### Task requirements
Repeat verbatim only the lines from the one with "Reproduce this chart with Plotly." through the one with "0.05975, 0.0276, 5e-6]", both ends kept. Pictures stay out.

### Data listing
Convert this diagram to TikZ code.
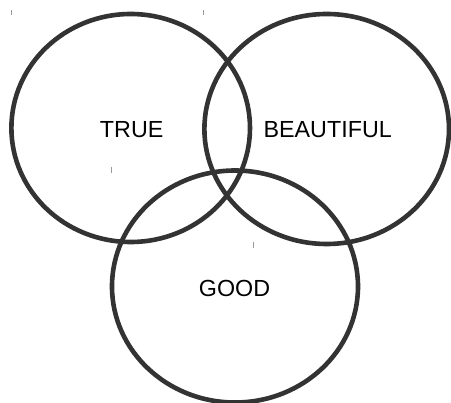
\documentclass[tikz,border=0pt]{standalone}
\usepackage{fontspec}
\setmainfont{Liberation Sans}
\usetikzlibrary{shapes.geometric}
\definecolor{ring}{HTML}{333333}
\definecolor{tick}{HTML}{9A9A9A}
\begin{document}
\begin{tikzpicture}[x=1pt,y=-1pt,
  ringshape/.style={ellipse,draw=ring,line width=4.6pt,inner sep=0pt,outer sep=0pt},
  label/.style={anchor=base,inner sep=0pt,font=\fontsize{23.3}{28}\selectfont,text=black},
  tickmark/.style={draw=tick,line width=0.9pt}]
\useasboundingbox (0,0) rectangle (451,403);
\node[ringshape,minimum width=238.6pt,minimum height=228pt] (true) at (130.7,128) {};
\node[ringshape,minimum width=244.6pt,minimum height=230pt] (beautiful) at (326.7,129) {};
\node[ringshape,minimum width=246pt,minimum height=232pt] (good) at (235,286.5) {};
\node[label] (ttrue) at (131.7,137.7) {TRUE};
\node[label] (tbeautiful) at (327.7,137.7) {BEAUTIFUL};
\node[label] (tgood) at (234.5,296.7) {GOOD};
\draw[tickmark] (11,10.5) -- (11,15);
\draw[tickmark] (203.5,10.5) -- (203.5,15);
\draw[tickmark] (111,167.5) -- (111,173);
\draw[tickmark] (253,242.5) -- (253,248);
\end{tikzpicture}
\end{document}
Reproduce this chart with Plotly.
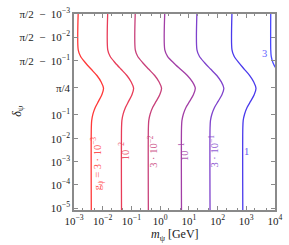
import numpy as np
import plotly.graph_objects as go

HALF_PI = np.pi / 2

# ---- data ----
# heights (delta_psi) at which each contour was read
delta_pts = [HALF_PI - 8e-4, HALF_PI - 0.03463, HALF_PI - 0.06456, HALF_PI - 0.1181, HALF_PI - 0.2082,
             1.217, 1.013, 0.772, 0.5293, 0.332, 0.196, 0.1096, 0.05975, 0.0276, 5e-6]

# log10(m_psi / GeV) of each contour at those heights
couplings = ["3e-3", "1e-2", "3e-2", "1e-1", "3e-1", "1", "3"]
logm_g3em3 = [-2.853, -2.853, -2.774, -2.603, -2.407, -2.202, -2.054, -1.972, -2.030, -2.144, -2.260, -2.339, -2.383, -2.397, -2.397]
logm_g1em2 = [-1.825, -1.825, -1.744, -1.569, -1.369, -1.159, -1.008, -0.924, -0.982, -1.095, -1.208, -1.287, -1.332, -1.345, -1.345]
logm_g3em2 = [-0.866, -0.866, -0.784, -0.606, -0.403, -0.190, -0.036, 0.049, -0.014, -0.136, -0.262, -0.347, -0.395, -0.410, -0.410]
logm_g1em1 = [0.162, 0.162, 0.257, 0.464, 0.700, 0.947, 1.125, 1.224, 1.158, 1.031, 0.899, 0.810, 0.760, 0.744, 0.744]
logm_g3em1 = [1.282, 1.282, 1.366, 1.548, 1.755, 1.973, 2.131, 2.218, 2.152, 2.024, 1.893, 1.804, 1.753, 1.738, 1.738]
logm_g1 = [2.502, 2.502, 2.577, 2.739, 2.925, 3.120, 3.260, 3.338, 3.275, 3.153, 3.027, 2.942, 2.893, 2.879, 2.879]
logm_g3 = [3.852, 3.852, 3.869, 3.930, 4.050, 4.239, 4.513, 4.718, 4.650, 4.513, 4.410, 4.342, 4.325, 4.314, 4.314]
logmasses = [logm_g3em3, logm_g1em2, logm_g3em2, logm_g1em1, logm_g3em1, logm_g1, logm_g3]

colors = ["#ff3838", "#e83c58", "#c8407a", "#a23ea6", "#7e42cc", "#4a3aec", "#4848ff"]

# contour labels: text, log10 m position, delta position, angle
label_text = ["g<sub>ψ</sub> = 3 · 10<sup>−3</sup>", "10<sup>−2</sup>", "3 · 10<sup>−2</sup>",
              "10<sup>−1</sup>", "3 · 10<sup>−1</sup>", "1", "3"]
label_logm = [-2.185, -1.266, -0.273, 0.813, 1.841, 3.016, 3.65]
label_delta = [9.0e-4, 3.1e-3, 2.8e-3, 2.8e-3, 2.8e-3, 2.8e-3, HALF_PI - 0.05]
label_angle = [-90, -90, -90, -90, -90, 0, 0]

# axis ticks
x_tickvals = [1e-3, 1e-2, 1e-1, 1e0, 1e1, 1e2, 1e3, 1e4]
x_ticktext = ["10<sup>−3</sup>", "10<sup>−2</sup>", "10<sup>−1</sup>", "10<sup>0</sup>",
              "10<sup>1</sup>", "10<sup>2</sup>", "10<sup>3</sup>", "10<sup>4</sup>"]
y_tickdelta = [HALF_PI - 1e-3, HALF_PI - 1e-2, HALF_PI - 1e-1, np.pi / 4,
               1e-1, 1e-2, 1e-3, 1e-4, 1e-5]
y_ticktext = ["π/2 \u00a0−\u00a0 10<sup>−3</sup>", "π/2 \u00a0−\u00a0 10<sup>−2</sup>",
              "π/2 \u00a0−\u00a0 10<sup>−1</sup>", "π/4",
              "10<sup>−1</sup>", "10<sup>−2</sup>", "10<sup>−3</sup>", "10<sup>−4</sup>", "10<sup>−5</sup>"]


def yscale(d):
    d = np.asarray(d, dtype=float)
    return np.log10(d / (HALF_PI - d))


FONT = "Liberation Serif"
fig = go.Figure()
yv = yscale(delta_pts)
for name, lm, c in zip(couplings, logmasses, colors):
    fig.add_trace(go.Scatter(x=10 ** np.array(lm), y=yv, mode="lines", name=name,
                             line=dict(color=c, width=1.3, shape="spline", smoothing=0.8),
                             hoverinfo="skip", showlegend=False))

for t, lm, d, a, c in zip(label_text, label_logm, label_delta, label_angle, colors):
    fig.add_annotation(x=lm, y=float(yscale(d)), xref="x", yref="y", text=t,
                       textangle=a, showarrow=False, font=dict(family=FONT, size=10.5, color=c),
                       opacity=0.85)

fig.add_annotation(xref="paper", yref="paper", x=0.5, y=-0.125, text="<i>m</i><sub>ψ</sub> [GeV]",
                   showarrow=False, font=dict(family=FONT, size=12, color="#222"), yanchor="middle")
fig.add_annotation(xref="paper", yref="paper", x=-0.33, y=0.505, text="<i>δ</i><sub>ψ</sub>",
                   textangle=-90, showarrow=False, font=dict(family=FONT, size=12, color="#222"))

axis_common = dict(showgrid=False, zeroline=False, showline=True, linecolor="#8a8a8a", linewidth=1.5,
                   mirror="allticks", ticks="inside", tickcolor="#8a8a8a",
                   tickfont=dict(family=FONT, size=11, color="#222"))

fig.update_xaxes(type="log", range=[-3, 4], tickvals=x_tickvals, ticktext=x_ticktext,
                 ticklen=4, minor=dict(ticks="inside", ticklen=2, tickcolor="#8a8a8a", showgrid=False),
                 **axis_common)
fig.update_yaxes(range=[float(yscale(8.3e-6)), float(yscale(HALF_PI - 1e-3))],
                 tickvals=yscale(y_tickdelta).tolist(), ticktext=y_ticktext, ticklen=4, **axis_common)

fig.update_layout(width=289, height=245, margin=dict(l=74, r=11, t=6, b=35),
                  plot_bgcolor="white", paper_bgcolor="white")
fig.write_html("out.html", config={"displayModeBar": False},
               post_script="document.body.style.margin='0';")
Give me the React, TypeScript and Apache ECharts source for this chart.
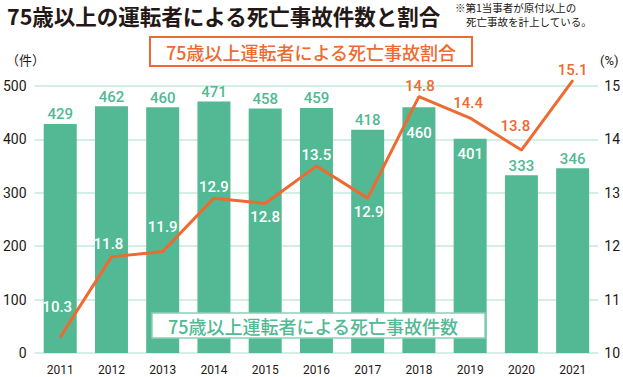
import React, { useEffect, useRef } from "react";
import * as echarts from "echarts";

const years = ["2011", "2012", "2013", "2014", "2015", "2016", "2017", "2018", "2019", "2020", "2021"];
const counts = [429, 462, 460, 471, 458, 459, 418, 460, 401, 333, 346];
const ratios = [10.3, 11.8, 11.9, 12.9, 12.8, 13.5, 12.9, 14.8, 14.4, 13.8, 15.1];
const leftTicks = [0, 100, 200, 300, 400, 500];
const rightTicks = [10, 11, 12, 13, 14, 15];

const titleText = "75歳以上の運転者による死亡事故件数と割合";
const noteLine1 = "※第1当事者が原付以上の";
const noteLine2 = "死亡事故を計上している。";
const ratioLegend = "75歳以上運転者による死亡事故割合";
const countLegend = "75歳以上運転者による死亡事故件数";

const GREEN = "#52b994";
const ORANGE = "#ee6a30";
const GRID = "#c6e9da";
const TEXT = "#231815";
const NUM_FONT = 'Roboto, "Noto Sans CJK JP", sans-serif';
const JP_FONT = '"Noto Sans CJK JP", sans-serif';

// per-point label styling (index-keyed, presentation only)
const barLabelInside = [false, false, false, false, false, false, false, true, true, false, false];
const barInsideDistance = [0, 0, 0, 0, 0, 0, 0, 18, 8, 0, 0];
const lineLabelOffsets: [number, number][] = [
  [-3, -30], [-3, -13], [0, -25], [0, -11], [0, 14], [0, -11],
  [1, 14], [1, -11], [-2, -15], [-6, -24], [0, -11],
];
const lineLabelWhite = [true, true, true, true, true, true, true, false, false, false, false];

export default function App() {
  const ref = useRef<HTMLDivElement>(null);
  useEffect(() => {
    if (!ref.current) return;
    const chart = echarts.init(ref.current, null, { renderer: "svg" });
    const barData = counts.map((v, i) => ({
      value: v,
      label: barLabelInside[i]
        ? { show: true, position: "insideTop", distance: barInsideDistance[i], color: "#ffffff" }
        : { show: true, position: "top", distance: 2, color: GREEN },
    }));
    const lineData = ratios.map((v, i) => ({
      value: v,
      label: {
        show: true,
        position: "inside",
        offset: lineLabelOffsets[i],
        color: lineLabelWhite[i] ? "#ffffff" : ORANGE,
      },
    }));
    chart.setOption({
      animation: false,
      textStyle: { fontFamily: NUM_FONT },
      grid: { left: 34, right: 24, top: 86, bottom: 24, containLabel: false },
      xAxis: {
        type: "category",
        data: years,
        axisLine: { show: false },
        axisTick: { show: false },
        axisLabel: { color: TEXT, fontSize: 12, margin: 11, fontFamily: NUM_FONT },
      },
      yAxis: [
        {
          type: "value",
          min: leftTicks[0],
          max: leftTicks[leftTicks.length - 1],
          interval: 100,
          axisLine: { show: false },
          axisTick: { show: false },
          splitLine: { lineStyle: { color: GRID, width: 1.5 } },
          axisLabel: { color: TEXT, fontSize: 14, margin: 8, fontFamily: NUM_FONT },
        },
        {
          type: "value",
          min: rightTicks[0],
          max: rightTicks[rightTicks.length - 1],
          interval: 1,
          axisLine: { show: false },
          axisTick: { show: false },
          splitLine: { show: false },
          axisLabel: { color: TEXT, fontSize: 14, margin: 6, fontFamily: NUM_FONT },
        },
      ],
      series: [
        {
          type: "bar",
          data: barData,
          barWidth: 33,
          itemStyle: { color: GREEN },
          label: { fontSize: 15, fontWeight: 500, fontFamily: NUM_FONT },
          z: 2,
        },
        {
          type: "line",
          yAxisIndex: 1,
          data: lineData,
          clip: false,
          symbol: "circle",
          symbolSize: 2,
          showSymbol: true,
          itemStyle: { color: ORANGE },
          lineStyle: { color: ORANGE, width: 3 },
          label: { fontSize: 15, fontWeight: 500, fontFamily: NUM_FONT },
          z: 3,
        },
      ],
      graphic: [
        {
          type: "text",
          left: 7,
          top: 3,
          style: { text: titleText, fontSize: 21.5, lineHeight: 24, fontWeight: "bold", fill: TEXT, fontFamily: JP_FONT },
        },
        {
          type: "text",
          left: 455,
          top: 1,
          style: { text: noteLine1, fontSize: 10.5, lineHeight: 12, fill: TEXT, fontFamily: JP_FONT },
        },
        {
          type: "text",
          left: 466,
          top: 15,
          style: { text: noteLine2, fontSize: 10.5, lineHeight: 12, fill: TEXT, fontFamily: JP_FONT },
        },
        {
          type: "text",
          left: 6,
          top: 53,
          style: { text: "（件）", fontSize: 13, fill: TEXT, fontFamily: JP_FONT },
        },
        {
          type: "text",
          left: 600,
          top: 54,
          style: { text: "(%)", fontSize: 13, fill: TEXT, fontFamily: NUM_FONT },
        },
        {
          type: "rect",
          z: 100,
          shape: { x: 150, y: 37, width: 322, height: 29 },
          style: { fill: "#ffffff", stroke: ORANGE, lineWidth: 2 },
        },
        {
          type: "text",
          z: 101,
          x: 311,
          y: 52,
          style: {
            text: ratioLegend,
            fontSize: 18,
            fontWeight: 500,
            fill: ORANGE,
            align: "center",
            verticalAlign: "middle",
            fontFamily: JP_FONT,
          },
        },
        {
          type: "rect",
          z: 100,
          shape: { x: 152, y: 313, width: 333, height: 25 },
          style: { fill: "#ffffff", stroke: "#8fd0b6", lineWidth: 1.5 },
        },
        {
          type: "text",
          z: 101,
          x: 313,
          y: 326,
          style: {
            text: countLegend,
            fontSize: 18,
            fontWeight: 500,
            fill: GREEN,
            align: "center",
            verticalAlign: "middle",
            fontFamily: JP_FONT,
          },
        },
      ],
    });
    return () => chart.dispose();
  }, []);
  return (
    <div
      ref={ref}
      style={{ position: "absolute", left: 0, top: 0, width: 623, height: 377, background: "#ffffff" }}
    />
  );
}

### Correct response
Reproduce this chart with Plotly.
import numpy as np
import plotly.graph_objects as go

HALF_PI = np.pi / 2

# ---- data ----
# heights (delta_psi) at which each contour was read
delta_pts = [HALF_PI - 8e-4, HALF_PI - 0.03463, HALF_PI - 0.06456, HALF_PI - 0.1181, HALF_PI - 0.2082,
             1.217, 1.013, 0.772, 0.5293, 0.332, 0.196, 0.1096, 0.05975, 0.0276, 5e-6]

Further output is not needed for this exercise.